What the Smart Money Did Instead

Contrast Target's shell game with the brands that actually changed course. Tractor Supply and Harley-Davidson both faced conservative pressure, both publicly dismantled their DEI machinery, and both now sit at a 10/100 "mildly woke" score on the Buy Woke Free index. Tractor Supply even posted a sales increase after dropping its programs — the opposite of the catastrophe the corporate consultants warned about.

That is the difference between a rollback and a rebrand. One company ended the programs and let the numbers do the talking. The other renamed the programs, kept funding them, and is now praying that shoppers do not notice.

The Bottom Line for Woke-Free Shoppers

Do not let the "boycott is over" headlines fool you. The boycott ending was not a conservative win — it was a progressive one. Target's activist critics declared victory precisely because the company gave them everything they wanted while telling the rest of America it had moved on.

If you stopped shopping at Target over its politics, nothing has changed to bring you back.
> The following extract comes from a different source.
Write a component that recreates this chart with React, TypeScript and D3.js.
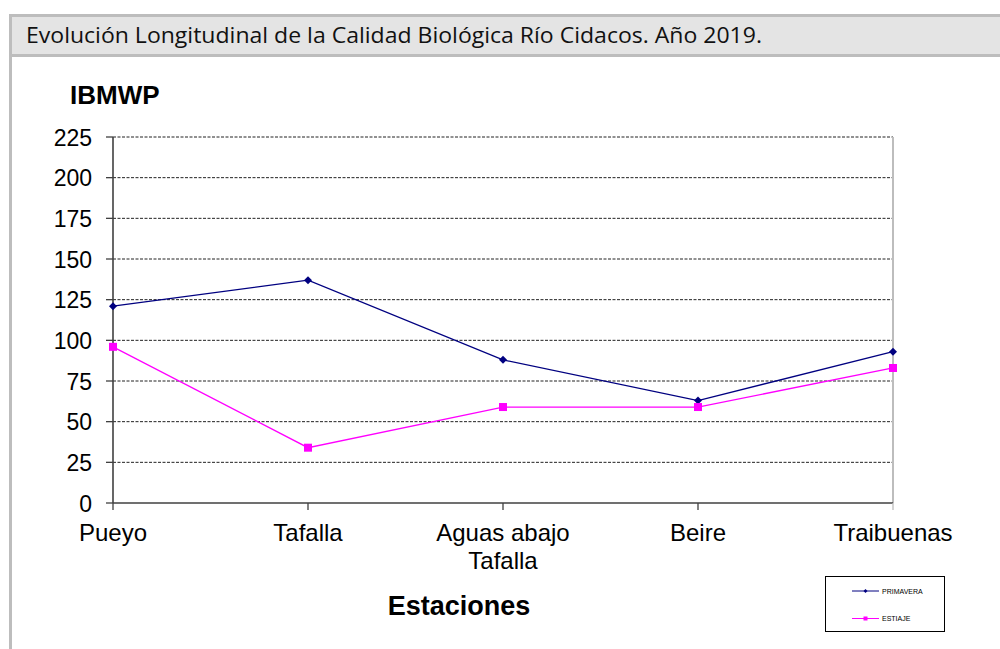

The "Belonging" program is DEI with a new coat of paint. The $2 billion is now $2.1 billion. The 71/100 score stands. Cleaner stores do not change any of that.

The next time a corporation stages a dramatic "we're ending DEI" announcement, read the fine print — and check the score before you reach for your wallet. At Buy Woke Free, we track what companies actually do, not what their press releases claim. Target's receipts tell the real story.